The dapper Dr. Chandan (barbershop-striped tie, monogrammed French-cuffed shirt) was speaking to six tables of real estate executives during a Monday afternoon National Realty Club luncheon at the Williams Club. The striped curtains behind him opened onto the drab, rust-colored bricks of the neighboring buildings.

Though his near-term prognostications are dire, Dr. Chandan warned against what he calls “headline risk,” which translates roughly into the media overstating the problem and potentially contributing to a “negative price bubble,” in which commercial property values actually fall below their fundamentals.

After all, he said, the New York City market has one distinct advantage: “We haven’t seen a lot of development activity over the last four or five years.”

CB Richard Ellis agrees, pointing out that only four new big office buildings are scheduled for completion over the next four years: “200 West Street (1.9 msf), 11 Times Square (1.1 msf); 250 West 55th Street (800,000 sf), and 510 Madison Avenue (330,000 sf).”

And while the market continues to deteriorate, as of Dec. 1, it had still yet to reach the post-dot-com levels of 2003, when the sublease space totaled 14.8 million square feet.

 

EVEN SO, the nagging question remains: Who will pick up the slack of Manhattan’s three driving office tenants?

“There is a real conundrum,” said Robert Freedman, executive chairman of Williams Real Estate, a First Service Company. “It’s not like there are pat, simplistic answers.
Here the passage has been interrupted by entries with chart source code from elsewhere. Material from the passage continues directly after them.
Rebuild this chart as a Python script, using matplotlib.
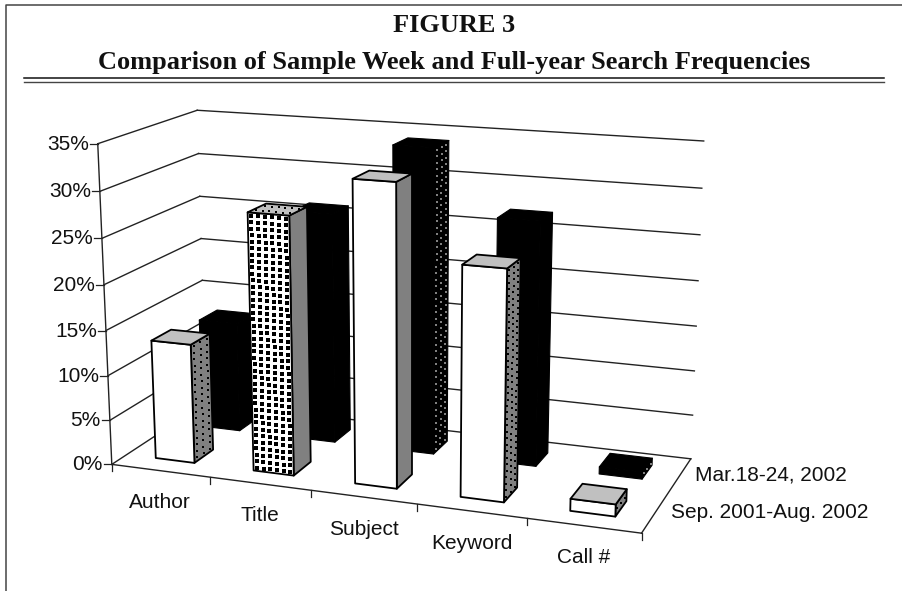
import numpy as np
import matplotlib
matplotlib.use("Agg")
import matplotlib.pyplot as plt
from matplotlib.patches import Polygon

W, H = 902, 591

categories = ["Author", "Title", "Subject", "Keyword", "Call #"]
series_names = ["Sep. 2001-Aug. 2002", "Mar.18-24, 2002"]
year_values = [13.3, 28.2, 32.5, 24.6, 1.3]
week_values = [12.6, 26.0, 34.0, 27.0, 0.8]
y_ticks = [0, 5, 10, 15, 20, 25, 30, 35]

# face styles per bar: (front dots, top dots, side colour, side dots)
year_styles = [
    (False, False, "#808080", True),
    (True, True, "#808080", False),
    (False, False, "#808080", False),
    (False, False, "#808080", True),
    (False, False, "#808080", True),
]

# camera fitted from the corners of the chart box: (cat, depth, value) -> (px, px)
box_3d = [(0, 0, 0), (0, 0, 35), (0, 2, 0), (0, 2, 35), (5, 2, 0), (5, 2, 35), (5, 0, 0)]
box_px = [(111.7, 464), (97.7, 144), (206, 403), (197.3, 110),
          (690.7, 458.7), (703.7, 141), (641.7, 533.3)]

rows = []
rhs = []
for (a, b, c), (u, v) in zip(box_3d, box_px):
    rows.append([a, b, c, 1, 0, 0, 0, 0, -u * a, -u * b, -u * c])
    rows.append([0, 0, 0, 0, a, b, c, 1, -v * a, -v * b, -v * c])
    rhs += [u, v]
cam = np.linalg.lstsq(np.array(rows, float), np.array(rhs, float), rcond=None)[0]
cam = np.append(cam, 1).reshape(3, 4)


def project(cat, depth, val):
    p = cam @ np.array([cat, depth, val, 1.0])
    return p[0] / p[2], p[1] / p[2]


fig = plt.figure(figsize=(W / 100, H / 100), dpi=100)
ax = fig.add_axes([0, 0, 1, 1])
ax.set_xlim(0, W)
ax.set_ylim(H, 0)
ax.axis("off")

# page frame and title
ax.plot([5.5, 5.5, W], [H, 5, 5], color="#444444", lw=1.1)
ax.plot([24, 884], [77.5, 77.5], color="#111111", lw=1.1)
ax.plot([24, 884], [81.7, 81.7], color="#444444", lw=1.0)
ax.text(454, 26, "FIGURE 3", family="Liberation Serif", weight="bold",
        fontsize=19, ha="center", va="center", color="#111111")
ax.text(454, 62, "Comparison of Sample Week and Full-year Search Frequencies",
        family="Liberation Serif", weight="bold", fontsize=19,
        ha="center", va="center", color="#111111")


def line3(a, b, lw=1.0, color="#222222"):
    pa = project(*a)
    pb = project(*b)
    ax.plot([pa[0], pb[0]], [pa[1], pb[1]], color=color, lw=lw, zorder=1)


# walls, floor, axis
for t in y_ticks:
    line3((0, 0, t), (0, 2, t))
    line3((0, 2, t), (5, 2, t))
    x, y = project(0, 0, t)
    ax.plot([x - 8, x], [y, y], color="#222222", lw=0.9, zorder=1)
    ax.text(x - 9, y + 0.5, f"{t}%", family="Liberation Sans", fontsize=15,
            ha="right", va="center", color="#111111")
line3((0, 0, 0), (0, 0, 35))
line3((0, 0, 0), (5, 0, 0))
line3((5, 0, 0), (5, 2, 0))
for i in range(6):
    x, y = project(i, 0, 0)
    ax.plot([x, x], [y, y + 7], color="#222222", lw=0.9, zorder=1)
for i, name in enumerate(categories):
    x, y = project(i + 0.5, 0, 0)
    ax.text(x, y + 32, name, family="Liberation Sans", fontsize=15,
            ha="center", va="center", color="#111111")
for i, name in enumerate(series_names):
    x, y = project(5, i + 0.5, 0)
    ax.text(x + 16, y - 1, name, family="Liberation Sans", fontsize=15,
            ha="left", va="center", color="#111111")


def add_dots(corners, nu, nv, color, size, z):
    # small squares on a regular grid across a four-cornered face
    c = np.array(corners)
    us = (np.arange(nu) + 0.5) / nu
    vs = (np.arange(nv) + 0.5) / nv
    xs, ys = [], []
    for u in us:
        for v in vs:
            top = c[0] + (c[1] - c[0]) * u
            bottom = c[3] + (c[2] - c[3]) * u
            xs.append(top[0] + (bottom[0] - top[0]) * v)
            ys.append(top[1] + (bottom[1] - top[1]) * v)
    ax.scatter(xs, ys, marker="s", s=size, color=color, linewidths=0, zorder=z)


def draw_bar(i, row, val, colors, edge, lw, dots, z):
    x0, x1 = i + 0.3, i + 0.7
    d0, d1 = row + 0.3, row + 0.7
    front = [project(x0, d0, val), project(x1, d0, val), project(x1, d0, 0), project(x0, d0, 0)]
    side = [project(x1, d0, val), project(x1, d1, val), project(x1, d1, 0), project(x1, d0, 0)]
    top = [project(x0, d1, val), project(x1, d1, val), project(x1, d0, val), project(x0, d0, val)]
    for pts, col in zip((side, front, top), (colors[2], colors[0], colors[1])):
        ax.add_patch(Polygon(pts, closed=True, facecolor=col, edgecolor=edge, lw=lw,
                             joinstyle="round", zorder=z))
    front_dots, top_dots, side_dots, dot_col = dots
    height = abs(front[3][1] - front[0][1])
    if front_dots:
        add_dots(front, 6, max(1, int(height / 6.4)), dot_col, 4.9, z + 0.1)
    if top_dots:
        add_dots(top, 6, 2, dot_col, 3.2, z + 0.1)
    if side_dots:
        add_dots(side, 3, max(1, int(height / 6.4)), dot_col, 4.4, z + 0.1)


# back row first, then the front row
for i, val in enumerate(week_values):
    side_dots = categories[i] in ("Subject", "Call #")
    draw_bar(i, 1, val, ("black", "black", "black"), "black", 0.8,
             (False, False, side_dots, "#808080"), 2 + i * 0.2)
for i, val in enumerate(year_values):
    fd, td, side_col, sd = year_styles[i]
    draw_bar(i, 0, val, ("white", "#c0c0c0", side_col), "black", 1.3,
             (fd, td, sd, "black"), 4 + i * 0.2)

fig.savefig("out.png", dpi=100)
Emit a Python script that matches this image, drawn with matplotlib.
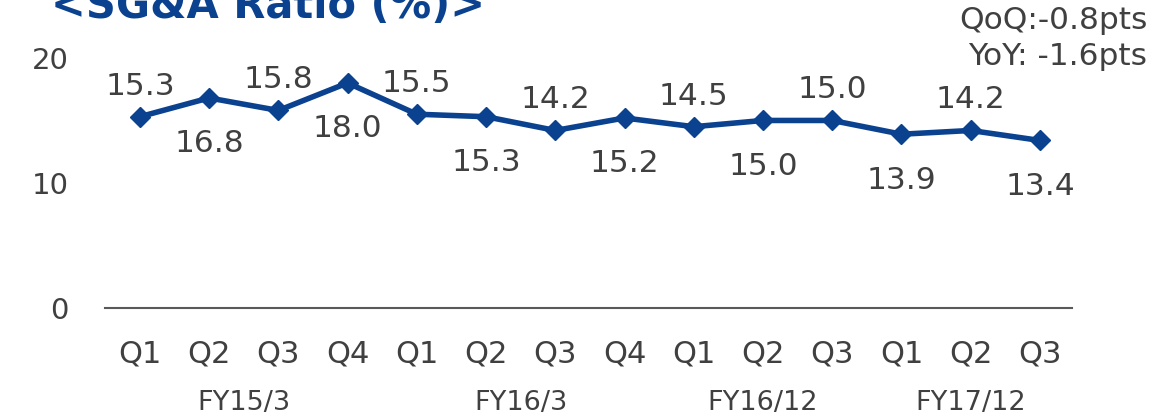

This is so fundamental that a lot of people just say we’ll work through it, we’ve done it before, we don’t exactly know how. … I am more and more convinced it is through what will be a new … sector of the economy, which is sustainability.”

Others, like Mr. Fiddle of CBRE, believe that the tenant base will remain the same, if in a slightly altered form: “We don’t necessarily think the [financial services] industry will go away. Certainly, companies will go away. But if we fast-forward a few years, a lot of new firms will form.”

Mr. Fiddle pointed out that while financial firms are the biggest contributors to the sublease pool, they’re also sopping up some sublease space. In recent months, financial firms have signed 44 leases for sublease space, in contrast to the second biggest taker, law firms, which have signed 20. But, tellingly, the 44 deals comprised only 9,850 square feet, compared to the law firms’ 24,300 square feet. In other words, the new financial firms appear to be small.

Yet, Cushman & Wakefield executive vice president Dale Schlather said that those smaller firms will certainly grow with time.

“I think all these guys getting laid off, they’re plenty smart and they shouldn’t really be laid off, but the world is what is it,” he said. “They’re not going to give up, and with the Goldman Sachses and Morgan Stanleys turning into banks, I think you’ll see a lot more smaller boutique investment advisory companies that will be fee-driven, not equity-driven. They’ll be smaller firms, and then [they] will get bigger.”